Перед тем как навсегда закрыть глаза, высоко-высоко под Небом — на склоне самой высокой горы Айлиса — вдруг явственно увидел он Вурагырдскую церковь — «Голубиный базар». И наконец-то понял, что дальше ему идти некуда…

 

Приближался вечер пятницы 12 января 1990 года.

Улурух Туранмекан, который весь день, выкрикивая устрашающие лозунги о свободе, независимости и Карабахе, водил за собой по улицам неврастеническую толпу незамужних женщин, сейчас, ближе к вечеру, проводил очередной митинг у армянской церкви, находившейся рядом с Парапетом.

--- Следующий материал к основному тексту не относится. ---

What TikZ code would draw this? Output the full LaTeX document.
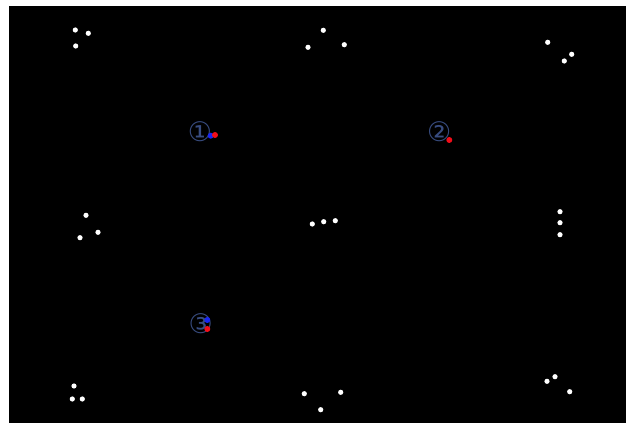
\documentclass[tikz,border=0pt]{standalone}
\usepackage{fontspec}
\newfontfamily\symfont{DejaVu Sans}
\begin{document}
\begin{tikzpicture}[x=0.3mm,y=-0.3mm,line join=round, line cap=round]
				\definecolor{slateblue}{rgb}{0.22, 0.30, 0.50}
				\definecolor{dotred}{rgb}{0.95, 0.05, 0.10}
				\definecolor{dotblue}{rgb}{0.10, 0.15, 0.95}
				\tikzset{
					marker/.style={circle,inner sep=0pt,font=\symfont\fontsize{23}{23}\selectfont,text=slateblue},
				}
				\useasboundingbox (0,0) rectangle (634,423);
				\fill[white] (0,0) rectangle (634,423);
				\fill[black] (9,6) rectangle (626,423);
				
				% white points
				\foreach \i/\j in{75.3/30,88.3/33.3,75.7/46,
					323.3/30.3,308/47.3,344.3/44.7,
					547.7/42.3,571.7/54.3,564.3/61,
					86/215.3,98/232.3,80/237.7,
					312.3/224,323.7/221.7,335.3/220.7,
					560/211.7,560/222.7,560/234.7,
					74/386,72.3/399,82.3/399,
					304.3/393.7,340.7/392.3,320.7/409.7,
					547/381.3,555/376.7,569.7/391.7}{
					\fill[white] (\i,\j) circle (2.6);
				}
				
				% numbered markers
				\node[marker] (m1) at (200,131.7) {①};
				\node[marker] (m2) at (439.3,131.7) {②};
				\node[marker] (m3) at (200.7,324) {③};
				
				\fill[dotblue] (210.7,135.7) circle (3);
				\fill[dotred] (215,135) circle (3);
				\fill[dotred] (449.3,140) circle (3);
				\fill[dotblue] (207.3,320) circle (3);
				\fill[dotred] (207.3,329) circle (3);
			\end{tikzpicture}
\end{document}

Подручные Халилуллаха уже больше часа пытались поджечь ее. Однако церковь никак не хотела гореть, и именно это обстоятельство особенно бесило собравшихся вокруг поэта незамужних женщин-патриоток.

 

Азада ханум и Мунаввер ханум везли в больничной машине тело Садая Садыглы в мечеть — для омовения.

Усталый и жалкий доктор Фарзани, не сумевший спасти больного от инсульта, сидел в своем кабинете, впервые чувствуя себя там чужим и временным. Мысленно окончательно простившись с Баку, в этот вечер он с особой волнующей надеждой и особым тревожным беспокойством ждал звонка дочери из Москвы.

Клубы черного дыма, выходящие из окон церкви возле Парапета, становились все гуще и гуще, смешиваясь с пахнущей кровью черной ночью 13 января 1990 года.

 

Доктор Абасалиев у себя в Мардакянах еще ни о чем не знал.

И голуби, ночующие в айлисских церквях, пока спокойно спали и видели голубиные сны.

КОНЕЦ

 

Примечания

30. Чырах — здесь: святилище.

31. Хай — армянин.

32. Перевод стихов приблизительный

33. «Дневник Закария Акулисского» — издан Академией наук Армянской ССР в Ереване в 1939 году.

34. Все цитаты приведены из указанного дневника.

35. В более ранних источниках — Гохтн.

36. Мелик — богатый помещик.

37. Вопрос о зоках по-разному трактуется в различных источниках. По одной из версий, это евреи — последователи Христа, за что были наказаны иудеями и приглашены в Армению первым языческим царем Абгаром, считающимся в Армении основоположником христианства. Позже зоки ассимилировались с армянами. Их считало армянами не только мусульманское население Айлиса — выходцы из Южного Азербайджана, обосновавшиеся здесь еще со времен Сефевидов, но и многочисленные захватчики — арабы, монголы, сельджуки, а также иранские шахи и турецкие султаны.